Memory Loss: What’s Normal and What’s Not
Everyone has moments of occasional forgetfulness. Maybe we forget where we left our glasses or misplace our cell phone. And increasing forgetfulness can be a normal part of getting older. Our bodies make lots of changes as we get older, and that includes our brains. It can take longer to learn new information, such as how to use new software or program a new television. But as we get older, how can we tell the difference between these normal forgetful moments and signs of cognitive decline or dementia?
People may wonder if they need to worry about these forgetful moments, especially if there is a family history of dementia. The Harvard Medical School reports that by age 60, more than half of all adults have concerns about their memory.

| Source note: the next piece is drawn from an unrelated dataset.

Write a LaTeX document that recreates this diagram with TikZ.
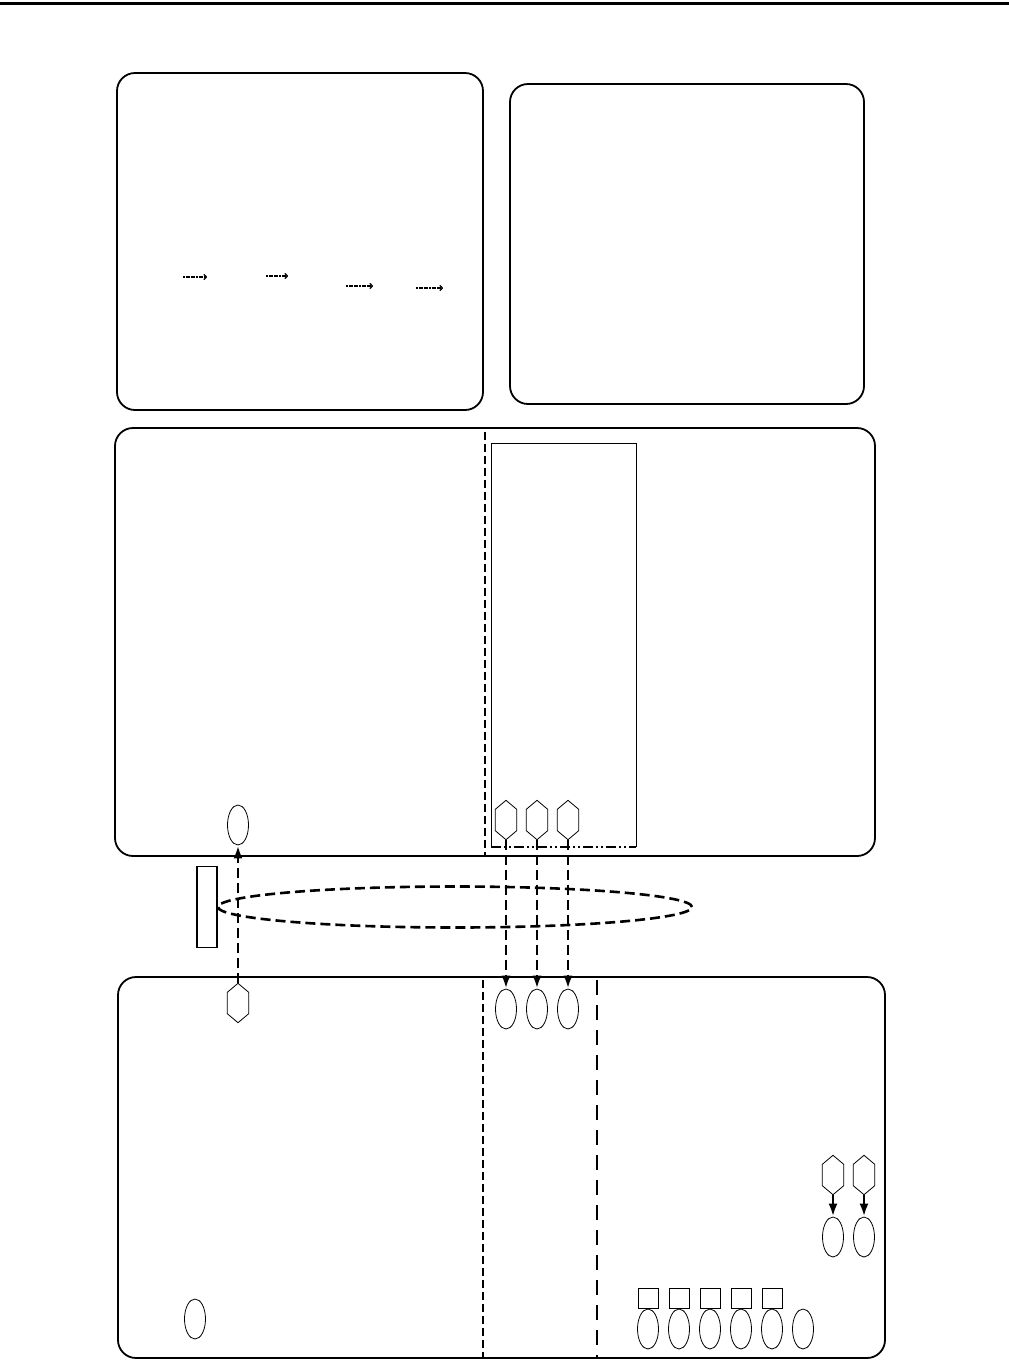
\documentclass[tikz,border=0pt]{standalone}
\usetikzlibrary{shapes.geometric,arrows.meta,calc}
\begin{document}
\begin{tikzpicture}[x=1pt,y=-1pt,
  panel/.style={draw,line width=1.8pt,rounded corners=18pt},
  oval/.style={draw,ellipse,line width=0.8pt,minimum width=21pt,minimum height=40pt,inner sep=0pt},
  hexa/.style={rectangle,draw=none,minimum width=21pt,minimum height=39pt,inner sep=0pt},
  hexline/.style={line width=0.8pt,line join=miter},
  sq/.style={draw,rectangle,line width=1pt,minimum width=20pt,minimum height=20pt,inner sep=0pt},
  dline/.style={line width=2.6pt,dash pattern=on 10pt off 5pt},
  darrow/.style={dline,-{Latex[length=13pt,width=9pt]}},
  sarrow/.style={line width=2.6pt,-{Latex[length=13pt,width=9pt]}},
  tinyarrow/.style={line width=1.2pt,dash pattern=on 2pt off 0.6pt,-{To[length=3.5pt,width=6pt]}}
]
\useasboundingbox (0,0) rectangle (1009,1361);
% top rule
\draw[line width=3pt] (0,3) -- (1009,3);
% panels
\draw[panel] (117,73) rectangle (483,410);
\draw[panel] (510,84) rectangle (864,404);
\draw[panel] (115,428) rectangle (875,856);
\draw[panel] (118,977) rectangle (885,1358);
% small arrows in panel 1
\coordinate (a1s) at (183,277); \coordinate (a1e) at (207,277);
\coordinate (a2s) at (266,276); \coordinate (a2e) at (288,276);
\coordinate (a3s) at (346,286); \coordinate (a3e) at (373,286);
\coordinate (a4s) at (416,288); \coordinate (a4e) at (443,288);
\draw[tinyarrow] (a1s) -- (a1e);
\draw[tinyarrow] (a2s) -- (a2e);
\draw[tinyarrow] (a3s) -- (a3e);
\draw[tinyarrow] (a4s) -- (a4e);
% panel 3 divider and inner box
\draw[line width=2pt,dash pattern=on 8pt off 4pt] (485,432) -- (485,856);
\draw[line width=1pt] (491,847) -- (491,443) -- (636,443) -- (636,847);
\draw[line width=2pt,dash pattern=on 10pt off 3pt on 2pt off 3pt on 2pt off 3pt] (491,847) -- (636,847);
% nodes in panel 3
\node[oval] (e0) at (238,825) {};
\node[hexa] (h1) at (506,820) {};
\node[hexa] (h2) at (537,820) {};
\node[hexa] (h3) at (568,820) {};
% middle
\node[draw,rectangle,line width=1.2pt,minimum width=20pt,minimum height=81pt,inner sep=0pt] (bar) at (207,907) {};
\node[draw,ellipse,dline,minimum width=474pt,minimum height=41pt,inner sep=0pt] (grp) at (455,907) {};
% panel 4
\draw[line width=2pt,dash pattern=on 8pt off 4pt] (483,980) -- (483,1358);
\draw[line width=2pt,dash pattern=on 15pt off 10pt] (597,980) -- (597,1358);
\node[hexa] (h0) at (238,1003) {};
\node[oval] (f1) at (506,1009) {};
\node[oval] (f2) at (537,1009) {};
\node[oval] (f3) at (568,1009) {};
\node[hexa] (h4) at (833,1175) {};
\node[hexa] (h5) at (864,1175) {};
\node[oval] (g4) at (833,1237) {};
\node[oval] (g5) at (864,1237) {};
\node[oval] (k0) at (195,1319) {};
\foreach \i/\x in {1/648,2/679,3/710,4/741,5/772}{
  \node[sq] (s\i) at (\x,1298) {};
}
\foreach \i/\x in {1/648,2/679,3/710,4/741,5/772,6/803}{
  \node[oval] (b\i) at (\x,1329) {};
}
% hexagon outlines
\foreach \h in {h0,h1,h2,h3,h4,h5}{
  \draw[hexline] (\h.north) -- ($(\h.north east)+(0,9)$) -- ($(\h.south east)+(0,-9)$)
    -- (\h.south) -- ($(\h.south west)+(0,-9)$) -- ($(\h.north west)+(0,9)$) -- cycle;
}
% connectors
\draw[darrow] (h0.north) -- (e0.south);
\draw[darrow] (h1.south) -- (f1.north);
\draw[darrow] (h2.south) -- (f2.north);
\draw[darrow] (h3.south) -- (f3.north);
\draw[sarrow] (h4.south) -- (g4.north);
\draw[sarrow] (h5.south) -- (g5.north);
\end{tikzpicture}
\end{document}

There are many things that can cause memory problems. Certain medications can have side effects that impact a person’s memory. Health conditions, such as blood clots, head injuries, thyroid and liver disorders, and overconsumption of alcohol can all cause memory problems. Those conditions should be treated by a doctor as soon as possible.
Emotional trauma can also cause memory issues. Dissociative amnesia is a coping mechanism similar to post-traumatic stress disorder, where someone goes through an extremely traumatic event like a natural disaster or war and can no longer remember details about their life or the event. And on a much smaller scale, we can develop memory problems when we go through stressful life events like a divorce or loss of a close family member. A mental health therapist or doctor can help if memory problems from stress persist longer than two weeks.
Here’s what to remember about normal forgetfulness versus signs of dementia:
- Dementia is disabling. People lose their ability to have conversations, understand their place in time and space, and perform the activities of daily living.
- Dementia is progressive. Typical age-related memory problems are temporary, but dementia memory problems will continue to worsen.
The good news is that it is never too late to make lifestyle changes that can help protect the health of your brain. Here are 10 things you can do to show your brain some love:
- Quit smoking. It’s never too late!
- Stay physically active. Try to be active every day.
- Prevent falls, wear your seatbelt, and don’t forget a helmet when on your bike.
- Get educated! Lifelong learning reduces your risk of cognitive decline.
- Take care of your heart. Cardiovascular risk is tied to cognitive health.
- Get good sleep. Your brain does important work while you sleep.
- Take care of your mental health.
- Stay socially active. Volunteer in your community or join a club.
- Challenge your brain. Play Wordle or do a daily crossword puzzle.
- Eat a healthy and balanced diet.
Even if you do experience mild cognitive decline, early detection is the key to the best treatment options to slow the progression of disease.
This article is not intended to replace the advice of your doctor. Seek treatment for any suspected memory issues.